Sparsity-Driven Parallel Imaging Consistency for Improved Self-Supervised MRI Reconstruction
This work addresses improved MRI reconstruction for medical imaging when fully-sampled data is unavailable, representing an incremental advance in self-supervised learning methods.
The paper tackled the problem of artifacts in self-supervised MRI reconstruction at high acceleration rates by proposing a novel training strategy with a consistency term in a sparse domain, resulting in reduced aliasing artifacts and noise amplification that outperformed state-of-the-art methods on fastMRI datasets.
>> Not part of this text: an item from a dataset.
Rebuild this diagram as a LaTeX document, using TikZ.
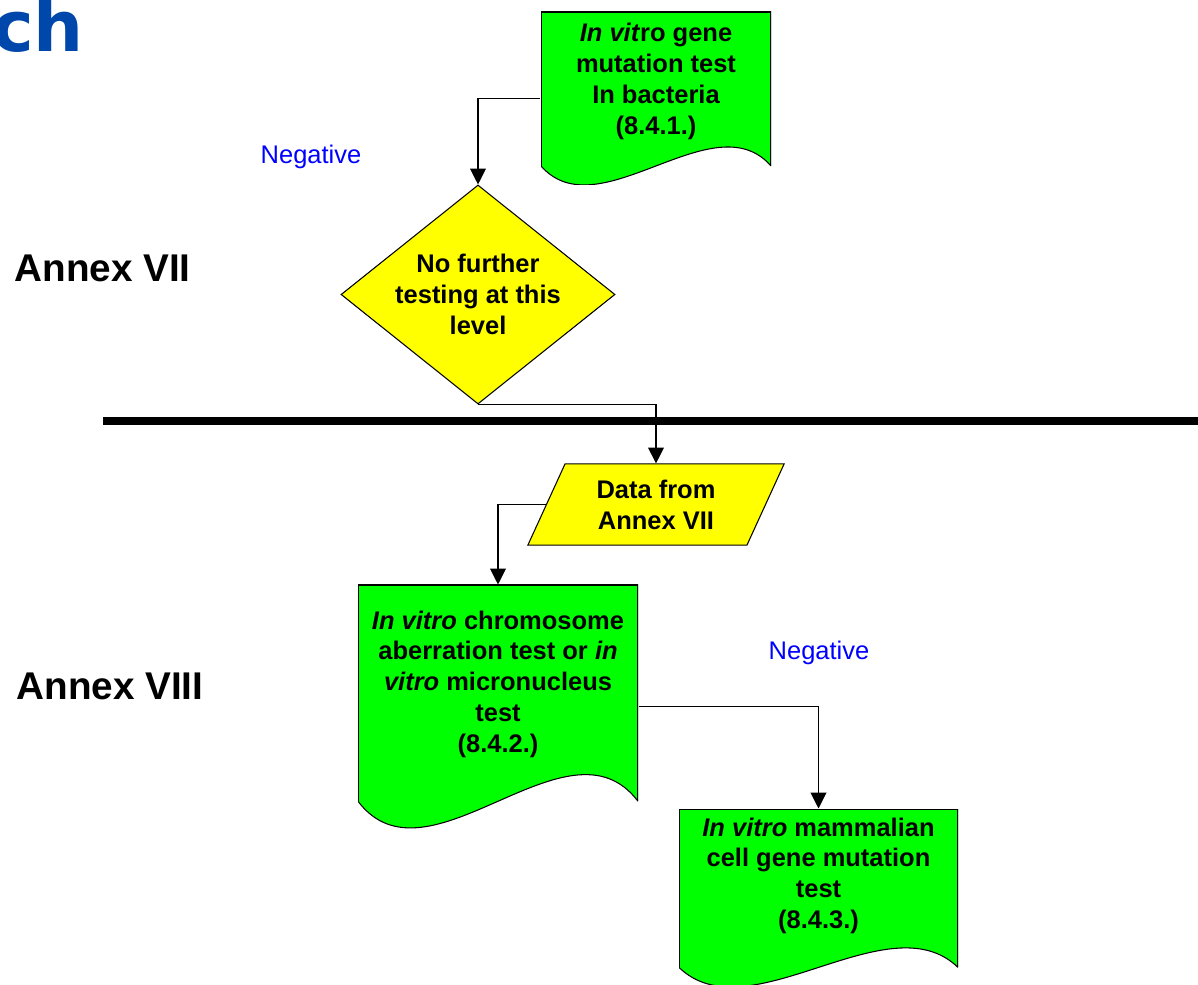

Physics-driven deep learning (PD-DL) models have proven to be a powerful approach for improved reconstruction of rapid MRI scans. In order to train these models in scenarios where fully-sampled reference data is unavailable, self-supervised learning has gained prominence. However, its application at high acceleration rates frequently introduces artifacts, compromising image fidelity. To mitigate this shortcoming, we propose a novel way to train PD-DL networks via carefully-designed perturbations. In particular, we enhance the k-space masking idea of conventional self-supervised learning with a novel consistency term that assesses the model's ability to accurately predict the added perturbations in a sparse domain, leading to more reliable and artifact-free reconstructions. The results obtained from the fastMRI knee and brain datasets show that the proposed training strategy effectively reduces aliasing artifacts and mitigates noise amplification at high acceleration rates, outperforming state-of-the-art self-supervised methods both visually and quantitatively.